☞「心の丸窓」は心の杜の医師・心理師による心の診療に関するコラムです。
昨年秋のとある夜、私は高校時代の仲良し二人と会食をしました。実はその一人の愛犬が、一ヶ月ほど前に14歳で天国へ旅立っていたのです。悲しみに暮れる彼女を想い、私達は「偲ぶ会」を開くことにしました。彼女の眼には一瞬涙が溢れましたが、その後はいつもの穏やかな表情で愛犬の思い出話をしみじみと語り、私達はそれに耳を傾けたのでした。幸いそれからも彼女は、まだ悲しみは十分に癒えてはいないけれど、病むまでには至らず暮らしています。

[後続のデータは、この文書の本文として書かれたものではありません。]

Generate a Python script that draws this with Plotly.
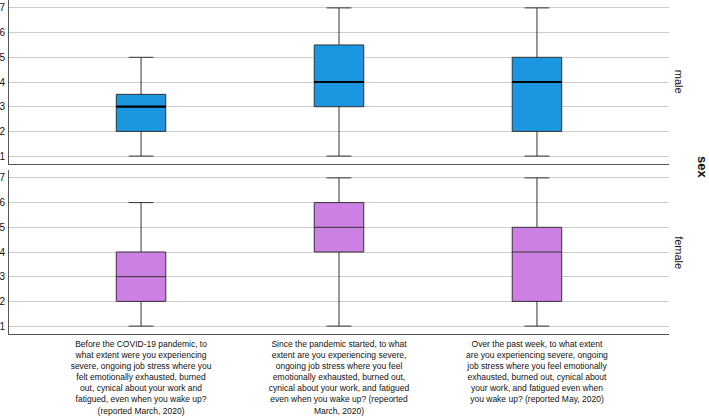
import plotly.graph_objects as go

categories = [
    "Before the COVID-19 pandemic, to<br>what extent were you experiencing<br>severe, ongoing job stress where you<br>felt emotionally exhausted, burned<br>out, cynical about your work and<br>fatigued, even when you wake up?<br>(reported March, 2020)",
    "Since the pandemic started, to what<br>extent are you experiencing severe,<br>ongoing job stress where you feel<br>emotionally exhausted, burned out,<br>cynical about your work, and fatigued<br>even when you wake up? (repeorted<br>March, 2020)",
    "Over the past week, to what extent<br>are you experiencing severe, ongoing<br>job stress where you feel emotionally<br>exhausted, burned out, cynical about<br>your work, and fatigued even when<br>you wake up? (reported May, 2020)",
]
x_pos = [0, 1, 2]

male_low = [1, 1, 1]
male_q1 = [2, 3, 2]
male_med = [3, 4, 4]
male_q3 = [3.5, 5.5, 5]
male_high = [5, 7, 7]

female_low = [1, 1, 1]
female_q1 = [2, 4, 2]
female_med = [3, 5, 4]
female_q3 = [4, 6, 5]
female_high = [6, 7, 7]

y_ticks = [1, 2, 3, 4, 5, 6, 7]
panel_labels = ["male", "female"]
facet_title = "sex"

BLUE = "#1b97e2"
PURPLE = "#cc80e3"
EDGE = "#333333"
BOX_W = 0.25

fig = go.Figure()

fig.add_trace(go.Box(
    x=x_pos, q1=male_q1, median=male_med, q3=male_q3,
    lowerfence=male_low, upperfence=male_high,
    fillcolor=BLUE, line=dict(color=EDGE, width=1), whiskerwidth=0.5,
    width=BOX_W, xaxis="x", yaxis="y", showlegend=False, hoverinfo="skip",
))
fig.add_trace(go.Box(
    x=x_pos, q1=female_q1, median=female_med, q3=female_q3,
    lowerfence=female_low, upperfence=female_high,
    fillcolor=PURPLE, line=dict(color=EDGE, width=1), whiskerwidth=0.5,
    width=BOX_W, xaxis="x2", yaxis="y2", showlegend=False, hoverinfo="skip",
))

# thicker median for male panel
mx, my = [], []
for xp, m in zip(x_pos, male_med):
    mx += [xp - BOX_W / 2, xp + BOX_W / 2, None]
    my += [m, m, None]
fig.add_trace(go.Scatter(x=mx, y=my, mode="lines", line=dict(color="black", width=2.2),
                         xaxis="x", yaxis="y", showlegend=False, hoverinfo="skip"))

font = dict(family="Liberation Sans, Arial, sans-serif", size=11, color="#111111")
xr = [-0.667, 2.667]
yax = dict(range=[0.68, 7.32], tickvals=y_ticks, showgrid=True, gridcolor="#cccccc",
           gridwidth=1, showline=True, linecolor="#555555", linewidth=1, zeroline=False,
           ticks="", tickfont=dict(size=10, color="#111111"), ticklabelstandoff=1,
           automargin=False)

fig.update_layout(
    width=709, height=420,
    margin=dict(l=9, r=40, t=0, b=86),
    plot_bgcolor="white", paper_bgcolor="white",
    font=font,
    xaxis=dict(domain=[0, 1], range=xr, anchor="y", tickvals=x_pos, showticklabels=False,
               showline=True, linecolor="#555555", linewidth=1, showgrid=False, zeroline=False,
               ticks="", automargin=False),
    yaxis=dict(domain=[0.509, 1], anchor="x", **yax),
    xaxis2=dict(domain=[0, 1], range=xr, anchor="y2", tickvals=x_pos, ticktext=categories,
                showline=True, linecolor="#555555", linewidth=1, showgrid=False, zeroline=False,
                ticks="", tickfont=dict(size=8.5, color="#111111"), tickangle=0,
                automargin=False, ticklabelstandoff=2),
    yaxis2=dict(domain=[0, 0.491], anchor="x2", **yax),
)

fig.add_annotation(text=panel_labels[0], xref="paper", yref="paper", x=1, y=0.755,
                   xanchor="center", yanchor="middle", xshift=10, textangle=90, showarrow=False,
                   font=dict(size=11, color="#111111"))
fig.add_annotation(text=panel_labels[1], xref="paper", yref="paper", x=1, y=0.245,
                   xanchor="center", yanchor="middle", xshift=10, textangle=90, showarrow=False,
                   font=dict(size=11, color="#111111"))
fig.add_annotation(text="<b>" + facet_title + "</b>", xref="paper", yref="paper", x=1, y=0.5,
                   xanchor="center", yanchor="middle", xshift=34, textangle=90, showarrow=False,
                   font=dict(size=13, color="#111111"))

fig.write_html("out.html", config={"displayModeBar": False},
               post_script="document.body.style.margin='0';document.body.style.overflow='hidden';")
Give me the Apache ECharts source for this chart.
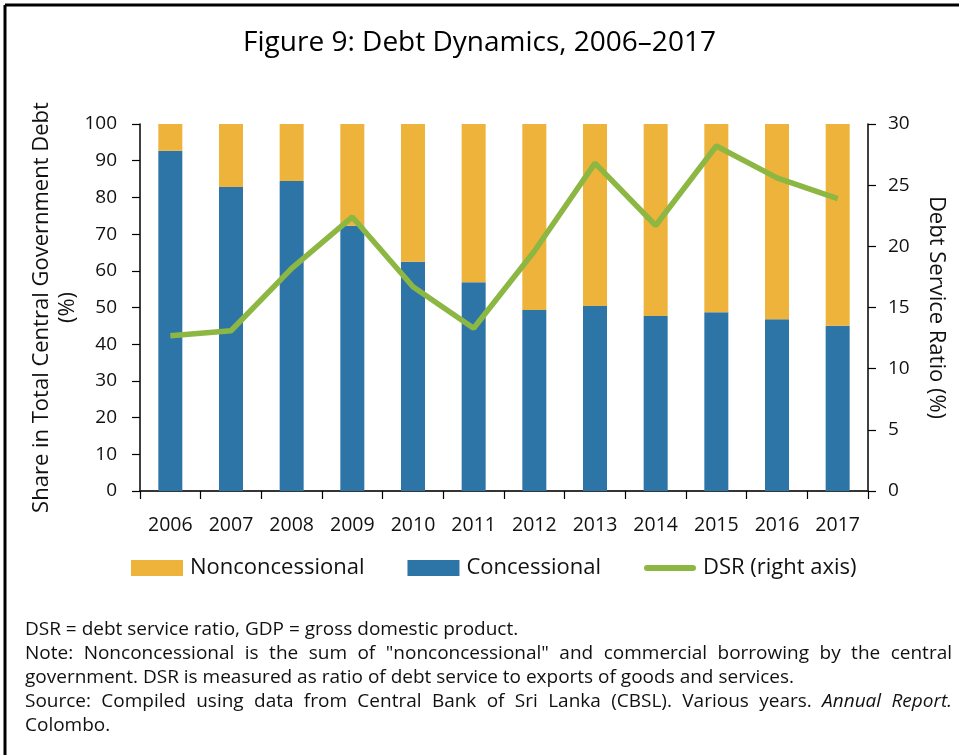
<!DOCTYPE html>
<html>
<head>
<meta charset="utf-8">
<script src="https://cdn.jsdelivr.net/npm/echarts@6/dist/echarts.min.js"></script>
<style>html,body{margin:0;padding:0;background:#fff}#c{width:959px;height:755px}</style>
</head>
<body>
<div id="c"></div>
<script>
var years = ['2006','2007','2008','2009','2010','2011','2012','2013','2014','2015','2016','2017'];
var concessional = [92.7, 82.8, 84.5, 72.3, 62.5, 56.9, 49.3, 50.4, 47.7, 48.7, 46.8, 45.0];
var nonconcessional = [7.3, 17.2, 15.5, 27.7, 37.5, 43.1, 50.7, 49.6, 52.3, 51.3, 53.2, 55.0];
var dsr = [12.7, 13.1, 18.2, 22.4, 16.7, 13.3, 19.6, 26.8, 21.7, 28.2, 25.6, 23.9];
var leftTicks = [0, 100, 10];
var rightTicks = [0, 30, 5];

var FONT = '"Open Sans", Lato, sans-serif';
var chart = echarts.init(document.getElementById('c'), null, {renderer: 'canvas'});

var noteFont = 19;
var ctx = document.createElement('canvas').getContext('2d');
function measure(t, italic) {
  ctx.font = (italic ? 'italic ' : '') + noteFont + 'px ' + FONT;
  return ctx.measureText(t).width;
}
var graphics = [
  {type: 'line', shape: {x1: 5, y1: 5, x2: 959, y2: 5}, style: {stroke: '#000', lineWidth: 3}},
  {type: 'line', shape: {x1: 5, y1: 5, x2: 5, y2: 755}, style: {stroke: '#000', lineWidth: 3}}
];
function textLine(words, x0, x1, y, justify) {
  var widths = words.map(function (w) { return measure(w.t, w.i); });
  var total = widths.reduce(function (a, b) { return a + b; }, 0);
  var sp = measure(' ', false);
  var gap = justify && words.length > 1 ? (x1 - x0 - total) / (words.length - 1) : sp;
  var x = x0;
  words.forEach(function (w, k) {
    graphics.push({type: 'text', left: x, top: y, style: {text: w.t, font: (w.i ? 'italic ' : '') + noteFont + 'px ' + FONT, fill: '#111'}});
    x += widths[k] + gap;
  });
}
function words(s, italic) { return s.split(' ').map(function (t) { return {t: t, i: !!italic}; }); }
function drawNotes() {
  textLine(words('DSR = debt service ratio, GDP = gross domestic product.'), 25, 952, 620, false);
  textLine(words('Note: Nonconcessional is the sum of "nonconcessional" and commercial borrowing by the central'), 25, 952, 644, true);
  textLine(words('government. DSR is measured as ratio of debt service to exports of goods and services.'), 25, 952, 668, false);
  textLine(words('Source: Compiled using data from Central Bank of Sri Lanka (CBSL). Various years.').concat(words('Annual Report.', true)), 25, 952, 692, true);
  textLine(words('Colombo.'), 25, 952, 716, false);
}

function build() {
  drawNotes();
  var option = {
    backgroundColor: '#fff',
    animation: false,
    title: {
      text: 'Figure 9: Debt Dynamics, 2006\u20132017',
      left: 'center', top: 24,
      textStyle: {fontFamily: FONT, fontSize: 28, fontWeight: 'normal', color: '#000'}
    },
    grid: {left: 140, right: 91, top: 124, bottom: 264},
    legend: {
      left: 131, top: 557, padding: 0,
      itemWidth: 52, itemHeight: 16, itemGap: 43,
      symbolKeepAspect: true,
      textStyle: {fontFamily: FONT, fontSize: 22, color: '#111', padding: [0, 0, 0, 2]},
      data: [
        {name: 'Nonconcessional', icon: 'rect'},
        {name: 'Concessional', icon: 'rect'},
        {name: 'DSR (right axis)', icon: 'path://M3,0 L49,0 A3,3 0 0 1 49,6 L3,6 A3,3 0 0 1 3,0 Z'}
      ]
    },
    xAxis: [{
      type: 'category', data: years, position: 'bottom',
      axisLine: {lineStyle: {color: '#000', width: 1.5}},
      axisTick: {show: true, length: 8, alignWithLabel: false, lineStyle: {color: '#000', width: 1.2}},
      axisLabel: {fontFamily: FONT, fontSize: 19.5, color: '#111', margin: 24}
    }, {
      type: 'category', data: years, position: 'top',
      axisLine: {lineStyle: {color: '#333', width: 1.5}},
      axisTick: {show: false}, axisLabel: {show: false}
    }],
    yAxis: [{
      type: 'value', min: leftTicks[0], max: leftTicks[1], interval: leftTicks[2],
      position: 'left',
      name: 'Share in Total Central Government Debt\n(%)',
      nameLocation: 'middle', nameGap: 59, nameRotate: 90, nameMoveOverlap: false,
      nameTextStyle: {fontFamily: FONT, fontSize: 22, color: '#111', lineHeight: 26},
      axisLine: {show: true, lineStyle: {color: '#000', width: 1.5}},
      axisTick: {show: true, length: 8, lineStyle: {color: '#000', width: 1.2}},
      axisLabel: {fontFamily: FONT, fontSize: 19, color: '#111', margin: 23},
      splitLine: {show: false}
    }, {
      type: 'value', min: rightTicks[0], max: rightTicks[1], interval: rightTicks[2],
      position: 'right',
      name: 'Debt Service Ratio (%)',
      nameLocation: 'middle', nameGap: 57, nameRotate: -90, nameMoveOverlap: false,
      nameTextStyle: {fontFamily: FONT, fontSize: 22, color: '#111'},
      axisLine: {show: true, lineStyle: {color: '#000', width: 1.5}},
      axisTick: {show: true, length: 8, lineStyle: {color: '#000', width: 1.2}},
      axisLabel: {fontFamily: FONT, fontSize: 19, color: '#111', margin: 20},
      splitLine: {show: false}
    }],
    series: [{
      name: 'Concessional', type: 'bar', stack: 'share', data: concessional,
      barWidth: 24, itemStyle: {color: '#2E75A7'}
    }, {
      name: 'Nonconcessional', type: 'bar', stack: 'share', data: nonconcessional,
      barWidth: 24, itemStyle: {color: '#EDB33A'}
    }, {
      name: 'DSR (right axis)', type: 'line', yAxisIndex: 1, data: dsr,
      showSymbol: false, symbol: 'none',
      lineStyle: {color: '#8DB743', width: 5.5}, itemStyle: {color: '#8DB743'}
    }],
    graphic: graphics
  };
  chart.setOption(option);
}
if (document.fonts && document.fonts.load) {
  Promise.all([
    document.fonts.load('18px "Open Sans"'),
    document.fonts.load('italic 18px "Open Sans"')
  ]).then(build, build);
} else { build(); }
</script>
</body>
</html>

さて丸窓(25)では、大事な対象を失ったことによる心への衝撃は、その後暫くだけでなく、年余にわたり変遷しながらその人の心の在り様に影響を与えていくことが述べてられています。その一つに「命日反応」と呼ばれるものがあります。それは、命日や深刻な対象喪失をした日時の前後に、その時の想いとともに心身の変調が反復して起きるもの(衝撃的な出来事-例えば事故を起こしたなど-の場合は、記念日反応と呼びます)を言います。生活に支障を来すほどならば、対象を失ったことからの回復過程における心の作業(喪の仕事)が病的なものになっている可能性があります。このような場合には、早めに専門家に相談することをお勧めします。私達は、患者さんから良くお話を聞いたうえで、治療が必要かどうかを診断します。そして、投薬やカウンセリングなどその方に合った適切な治療を行い、心の健康を取り戻せるようお手伝いしています。